__REQUIRED WORK__
Pick out the lines below that contain the string "standalone" and copy them all.

__GIVEN DATA__
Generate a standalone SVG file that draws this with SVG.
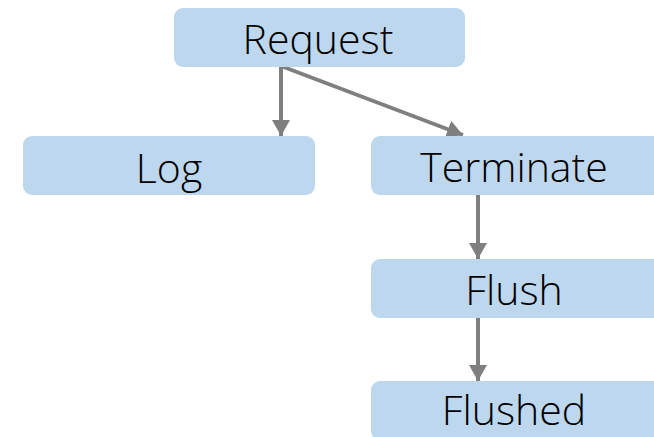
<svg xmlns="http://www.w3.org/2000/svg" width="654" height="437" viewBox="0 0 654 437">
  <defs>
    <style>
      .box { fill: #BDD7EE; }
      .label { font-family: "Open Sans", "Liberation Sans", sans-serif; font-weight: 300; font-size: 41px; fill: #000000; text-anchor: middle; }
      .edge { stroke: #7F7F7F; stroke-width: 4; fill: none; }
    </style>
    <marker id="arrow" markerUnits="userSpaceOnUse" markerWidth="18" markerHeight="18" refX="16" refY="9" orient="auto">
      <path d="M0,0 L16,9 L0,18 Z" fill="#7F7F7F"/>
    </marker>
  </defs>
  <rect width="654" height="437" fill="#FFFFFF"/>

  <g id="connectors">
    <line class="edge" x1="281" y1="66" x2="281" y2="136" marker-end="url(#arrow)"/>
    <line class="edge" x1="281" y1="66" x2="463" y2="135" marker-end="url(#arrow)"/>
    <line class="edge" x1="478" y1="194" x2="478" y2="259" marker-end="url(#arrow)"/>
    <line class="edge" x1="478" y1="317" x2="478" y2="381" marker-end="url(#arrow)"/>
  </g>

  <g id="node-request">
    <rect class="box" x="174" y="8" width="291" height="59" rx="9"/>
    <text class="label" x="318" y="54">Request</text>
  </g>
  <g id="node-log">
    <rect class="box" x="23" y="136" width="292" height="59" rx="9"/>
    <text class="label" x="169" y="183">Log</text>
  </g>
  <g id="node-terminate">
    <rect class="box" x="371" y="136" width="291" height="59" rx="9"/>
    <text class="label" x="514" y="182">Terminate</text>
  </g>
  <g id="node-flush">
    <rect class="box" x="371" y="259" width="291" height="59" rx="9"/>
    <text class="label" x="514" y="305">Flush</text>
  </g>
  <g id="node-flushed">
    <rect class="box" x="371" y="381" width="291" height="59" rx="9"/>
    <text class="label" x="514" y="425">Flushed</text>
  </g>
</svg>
...
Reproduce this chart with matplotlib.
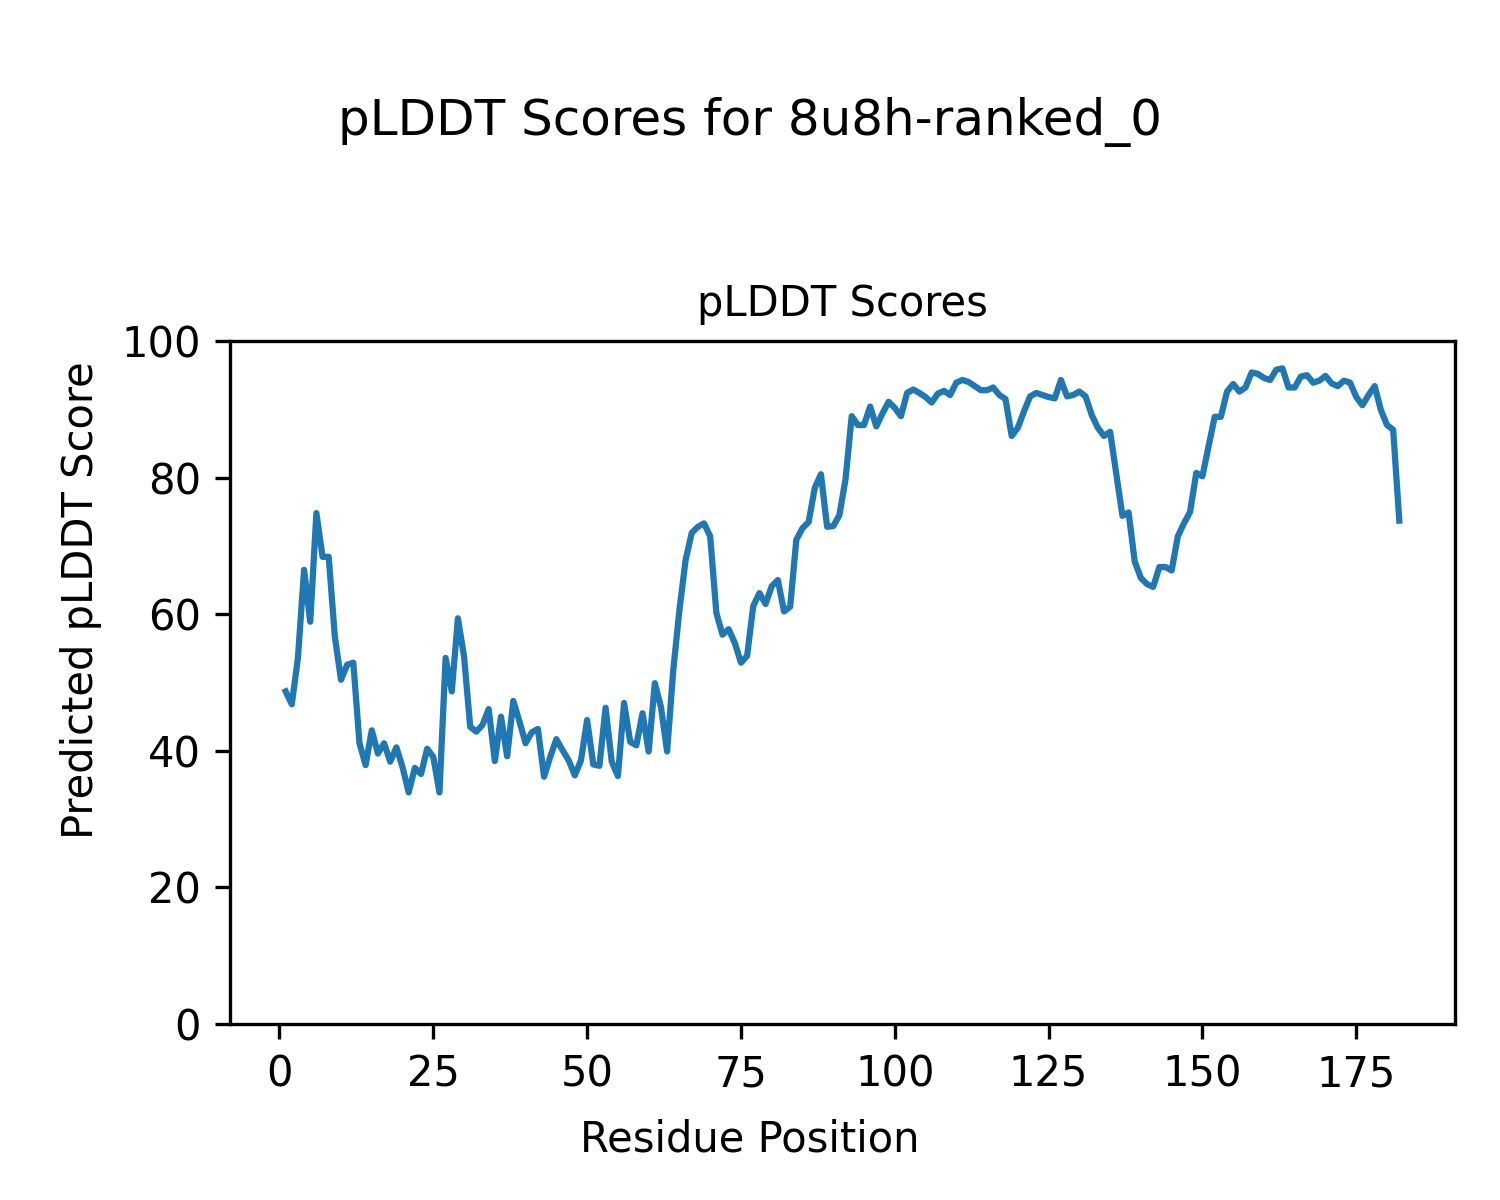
==
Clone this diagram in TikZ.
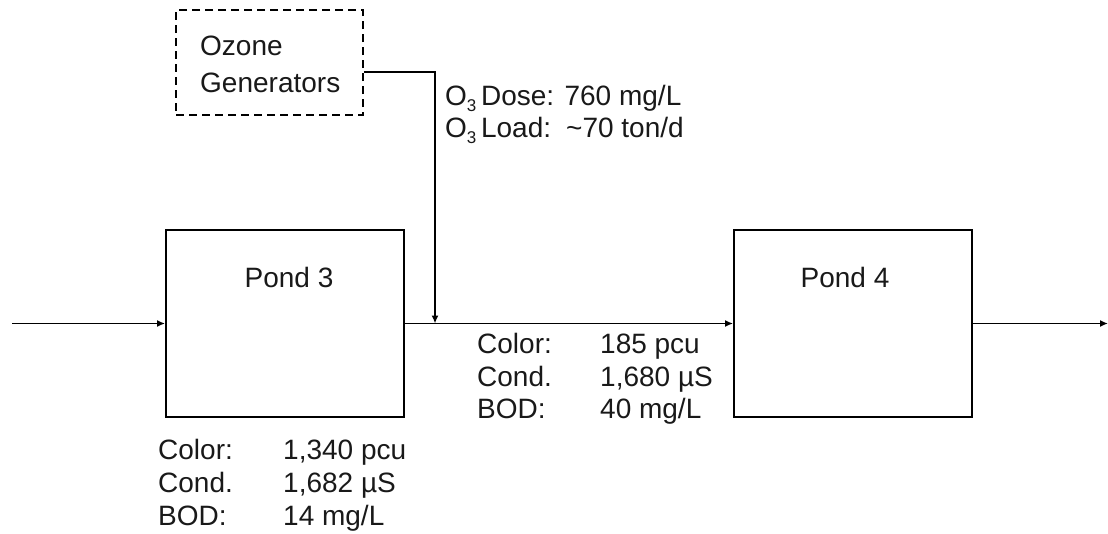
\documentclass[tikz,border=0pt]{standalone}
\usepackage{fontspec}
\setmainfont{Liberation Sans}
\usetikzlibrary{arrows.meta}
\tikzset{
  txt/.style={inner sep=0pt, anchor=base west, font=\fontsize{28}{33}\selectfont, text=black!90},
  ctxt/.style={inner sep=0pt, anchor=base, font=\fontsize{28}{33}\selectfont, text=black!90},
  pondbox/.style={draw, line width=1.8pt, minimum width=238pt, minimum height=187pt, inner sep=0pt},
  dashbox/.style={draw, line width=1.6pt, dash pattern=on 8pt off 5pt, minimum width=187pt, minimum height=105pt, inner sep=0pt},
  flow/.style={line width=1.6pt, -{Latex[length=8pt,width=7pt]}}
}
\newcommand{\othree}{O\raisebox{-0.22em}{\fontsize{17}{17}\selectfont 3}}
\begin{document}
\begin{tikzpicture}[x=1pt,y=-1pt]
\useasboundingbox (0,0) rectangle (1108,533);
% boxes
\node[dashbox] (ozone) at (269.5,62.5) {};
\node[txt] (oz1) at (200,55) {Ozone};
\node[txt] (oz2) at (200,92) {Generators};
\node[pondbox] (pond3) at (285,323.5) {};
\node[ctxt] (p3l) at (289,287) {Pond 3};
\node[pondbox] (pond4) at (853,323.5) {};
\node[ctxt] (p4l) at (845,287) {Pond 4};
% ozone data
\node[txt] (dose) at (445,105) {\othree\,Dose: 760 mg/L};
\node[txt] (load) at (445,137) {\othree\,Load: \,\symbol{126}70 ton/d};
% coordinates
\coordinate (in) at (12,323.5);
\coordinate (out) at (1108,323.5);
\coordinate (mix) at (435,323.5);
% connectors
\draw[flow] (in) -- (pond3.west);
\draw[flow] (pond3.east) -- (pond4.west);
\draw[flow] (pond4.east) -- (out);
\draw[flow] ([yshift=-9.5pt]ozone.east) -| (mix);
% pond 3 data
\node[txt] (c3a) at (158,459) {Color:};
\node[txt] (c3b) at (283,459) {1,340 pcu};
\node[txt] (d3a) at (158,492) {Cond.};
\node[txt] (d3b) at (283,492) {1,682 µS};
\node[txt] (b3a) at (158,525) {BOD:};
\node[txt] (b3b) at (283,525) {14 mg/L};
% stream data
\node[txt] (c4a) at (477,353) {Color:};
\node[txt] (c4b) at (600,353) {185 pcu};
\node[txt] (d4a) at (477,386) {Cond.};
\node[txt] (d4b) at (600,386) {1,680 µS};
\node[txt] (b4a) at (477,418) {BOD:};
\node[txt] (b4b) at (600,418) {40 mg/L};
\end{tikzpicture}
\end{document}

__OUTPUT FOR THIS EXERCISE__
Generate a standalone SVG file that draws this with SVG.
\documentclass[tikz,border=0pt]{standalone}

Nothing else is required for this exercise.